§ Work to complete:
Reproduce the listing below exactly. Pictures do not belong in the copy.

§ Raw data:
○ ○ ○
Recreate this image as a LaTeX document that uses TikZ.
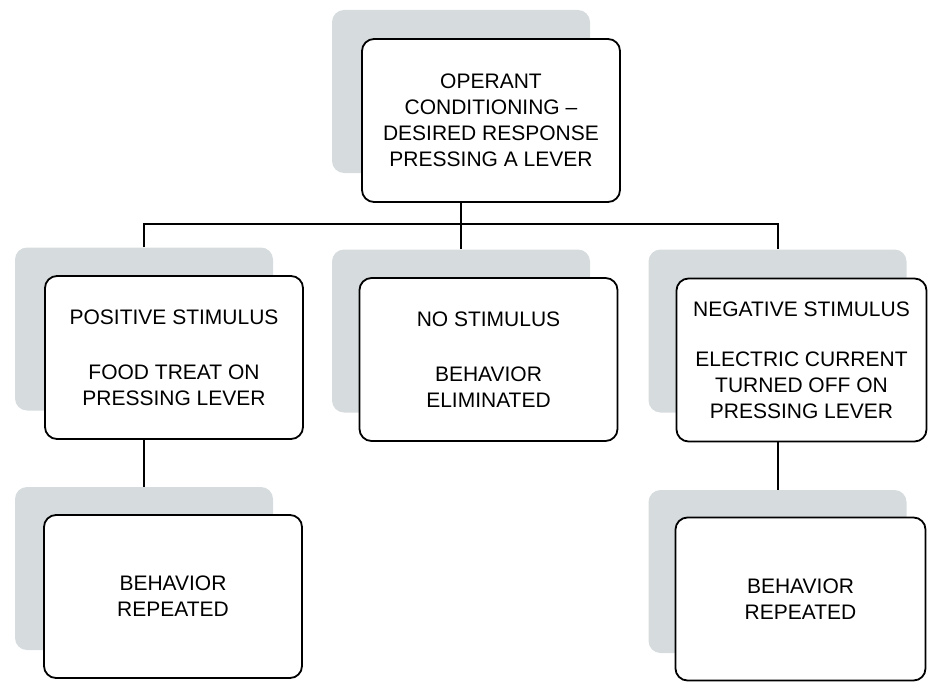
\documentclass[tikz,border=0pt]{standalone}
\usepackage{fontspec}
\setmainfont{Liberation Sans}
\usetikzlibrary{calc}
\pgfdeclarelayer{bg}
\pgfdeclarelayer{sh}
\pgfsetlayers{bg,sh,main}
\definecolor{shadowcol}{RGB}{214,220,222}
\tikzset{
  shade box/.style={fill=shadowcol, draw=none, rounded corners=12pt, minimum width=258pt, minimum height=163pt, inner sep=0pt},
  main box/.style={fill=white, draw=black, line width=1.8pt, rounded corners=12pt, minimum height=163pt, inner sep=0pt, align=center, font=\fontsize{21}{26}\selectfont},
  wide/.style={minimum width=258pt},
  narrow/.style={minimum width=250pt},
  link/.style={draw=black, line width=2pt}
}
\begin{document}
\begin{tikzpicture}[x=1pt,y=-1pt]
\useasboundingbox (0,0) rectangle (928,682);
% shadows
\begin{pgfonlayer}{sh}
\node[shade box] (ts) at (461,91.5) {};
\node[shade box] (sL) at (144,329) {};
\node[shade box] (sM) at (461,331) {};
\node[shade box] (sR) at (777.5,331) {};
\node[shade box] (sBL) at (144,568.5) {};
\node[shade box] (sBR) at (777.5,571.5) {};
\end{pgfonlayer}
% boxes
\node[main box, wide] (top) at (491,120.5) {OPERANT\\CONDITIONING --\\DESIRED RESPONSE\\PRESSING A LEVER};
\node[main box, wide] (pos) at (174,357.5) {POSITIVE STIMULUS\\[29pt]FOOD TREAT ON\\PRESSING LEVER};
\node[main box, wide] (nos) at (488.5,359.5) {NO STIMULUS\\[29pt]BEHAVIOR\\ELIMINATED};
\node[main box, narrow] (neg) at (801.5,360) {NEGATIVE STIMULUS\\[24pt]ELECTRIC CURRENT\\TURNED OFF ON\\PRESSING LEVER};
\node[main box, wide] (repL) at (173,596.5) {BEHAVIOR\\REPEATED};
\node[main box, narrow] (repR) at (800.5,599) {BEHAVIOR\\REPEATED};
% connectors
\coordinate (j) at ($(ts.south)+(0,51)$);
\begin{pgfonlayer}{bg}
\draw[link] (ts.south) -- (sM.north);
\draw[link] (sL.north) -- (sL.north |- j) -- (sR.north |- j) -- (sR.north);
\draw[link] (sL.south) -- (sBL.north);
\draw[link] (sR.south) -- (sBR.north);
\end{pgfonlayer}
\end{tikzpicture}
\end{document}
○ ○ ○
§ Exercise response:
Recreate this image as a LaTeX document that uses TikZ.
\documentclass[tikz,border=0pt]{standalone}
\usepackage{fontspec}
\setmainfont{Liberation Sans}
\usetikzlibrary{calc}
\pgfdeclarelayer{bg}
\pgfdeclarelayer{sh}
\pgfsetlayers{bg,sh,main}
\definecolor{shadowcol}{RGB}{214,220,222}
\tikzset{
  shade box/.style={fill=shadowcol, draw=none, rounded corners=12pt, minimum width=258pt, minimum height=163pt, inner sep=0pt},
  main box/.style={fill=white, draw=black, line width=1.8pt, rounded corners=12pt, minimum height=163pt, inner sep=0pt, align=center, font=\fontsize{21}{26}\selectfont},
  wide/.style={minimum width=258pt},
  narrow/.style={minimum width=250pt},
  link/.style={draw=black, line width=2pt}
}
\begin{document}
\begin{tikzpicture}[x=1pt,y=-1pt]
\useasboundingbox (0,0) rectangle (928,682);
% shadows
\begin{pgfonlayer}{sh}
\node[shade box] (ts) at (461,91.5) {};
\node[shade box] (sL) at (144,329) {};
\node[shade box] (sM) at (461,331) {};
\node[shade box] (sR) at (777.5,331) {};
\node[shade box] (sBL) at (144,568.5) {};
\node[shade box] (sBR) at (777.5,571.5) {};
\end{pgfonlayer}
% boxes
\node[main box, wide] (top) at (491,120.5) {OPERANT\\CONDITIONING --\\DESIRED RESPONSE\\PRESSING A LEVER};
\node[main box, wide] (pos) at (174,357.5) {POSITIVE STIMULUS\\[29pt]FOOD TREAT ON\\PRESSING LEVER};
\node[main box, wide] (nos) at (488.5,359.5) {NO STIMULUS\\[29pt]BEHAVIOR\\ELIMINATED};
\node[main box, narrow] (neg) at (801.5,360) {NEGATIVE STIMULUS\\[24pt]ELECTRIC CURRENT\\TURNED OFF ON\\PRESSING LEVER};
\node[main box, wide] (repL) at (173,596.5) {BEHAVIOR\\REPEATED};
\node[main box, narrow] (repR) at (800.5,599) {BEHAVIOR\\REPEATED};
% connectors
\coordinate (j) at ($(ts.south)+(0,51)$);
\begin{pgfonlayer}{bg}
\draw[link] (ts.south) -- (sM.north);
\draw[link] (sL.north) -- (sL.north |- j) -- (sR.north |- j) -- (sR.north);
\draw[link] (sL.south) -- (sBL.north);
\draw[link] (sR.south) -- (sBR.north);
\end{pgfonlayer}
\end{tikzpicture}
\end{document}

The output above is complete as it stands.